En pocas palabras: tenemos el corazón tan lleno del mundo que no queda sitio para las cosas de Dios. Acudimos al templo para pedirle que se pliegue a nuestra voluntad, que nos conceda —y a ser posible, ahora mismo— lo que consideramos necesario para que las cosas nos vayan bien. No se nos ocurre sospechar que los planes del Señor para nosotros puedan ser diferentes a lo que nos hemos programado. Además, Dios no se conforma con que le hagamos un hueco, casi a regañadientes, para hacerlo compatible con todo lo que de verdad ansía nuestro espíritu. Dios nos quiere totalmente para sí, pues Él es el único capaz de colmarnos de paz y de felicidad.
Mientras pidamos en nuestras torcidas oraciones que el Señor nos conceda tal o cual cosa, lo que, en definitiva supone que Él haga nuestra voluntad, en lugar de mostrarnos dispuestos a hacer nosotros la suya, no seremos escuchados. Todo el que se fía del Señor y ante su llamada arriesga, da el paso adelante, no queda defraudado. Esta es la única forma de acertar en la vida.
Como a veces nos es imposible abandonarnos en las manos de Dios, por ser humanos y muy limitados, cuando se ha descubierto la maravilla que supondría poder obrar de otra manera, tenemos un camino infalible: María, que toda nuestra vida va en nosotros y con nosotros intercediendo ante su Hijo, disculpándonos, atrayéndonos hacia Él, y que, además, nos ama hasta tal punto que, de saberlo, nos haría llorar de alegría. Esta María es la persona ideal para exorcizarnos, arrasar a nuestro enemigo y facilitar la labor del Espíritu Santo para que invada nuestro corazón, de manera que logre enamorarse de Jesús.

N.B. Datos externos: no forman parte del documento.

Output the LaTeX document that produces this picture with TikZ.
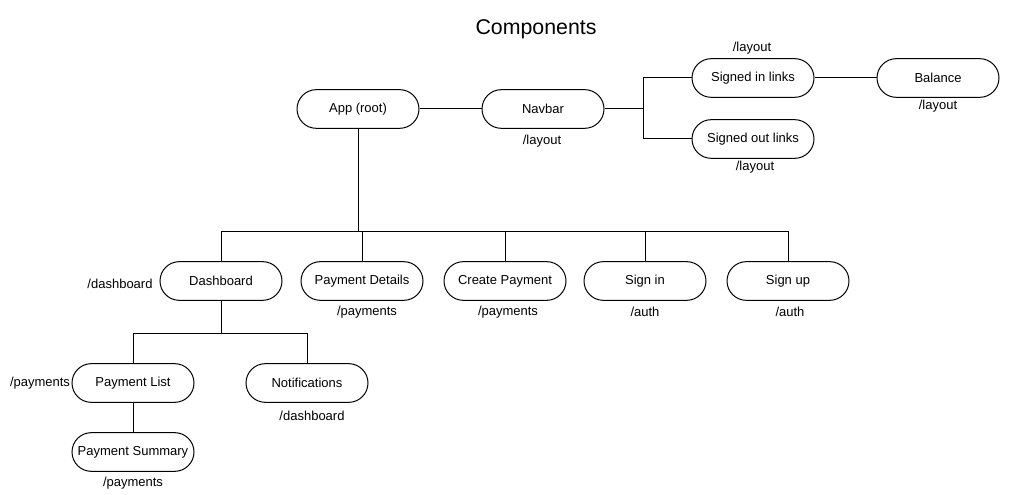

Pero el problema es: ¿nos creemos realmente que, Dios, nuestro Padre Todopoderoso, nos ama y está dispuesto a darnos lo mejor? Si así fuera, nos dejaríamos conducir por Él, viviríamos de la fe, gozaríamos de su presencia en nuestro ser y, después de tal experiencia, nada ni nadie podría apartarnos del amor de Dios.
En el Evangelio, Andrés, que vive intensamente la alegría de la presencia de Dios, no puede evitar el tener que comunicarlo a su hermano Simón, al que contagia de su entusiasmo. ¿Cuántos de los que nos llamamos cristianos ardemos en deseos de dar a conocer a otros hermanos la maravilla que supone intimar con Jesús? Este podría ser un índice seguro del valor de nuestra fe.
Jesucristo, como hace con Simón, siempre irrumpe transformando, dando nuevo sentido a la vida, fortaleciendo y acompañando, renovando constantemente nuestro corazón con la impresionante presencia del Espíritu Santo que nos capacita para cumplir con éxito la misión encomendada.
No hay nada en ninguna parte que pueda compararse con una opción sin condiciones por Jesucristo. Y a esto estamos llamados todos los cristianos. De ti y de mí depende el acierto de la respuesta. No hay que olvidar que “muchos son los llamados, pero pocos los escogidos”.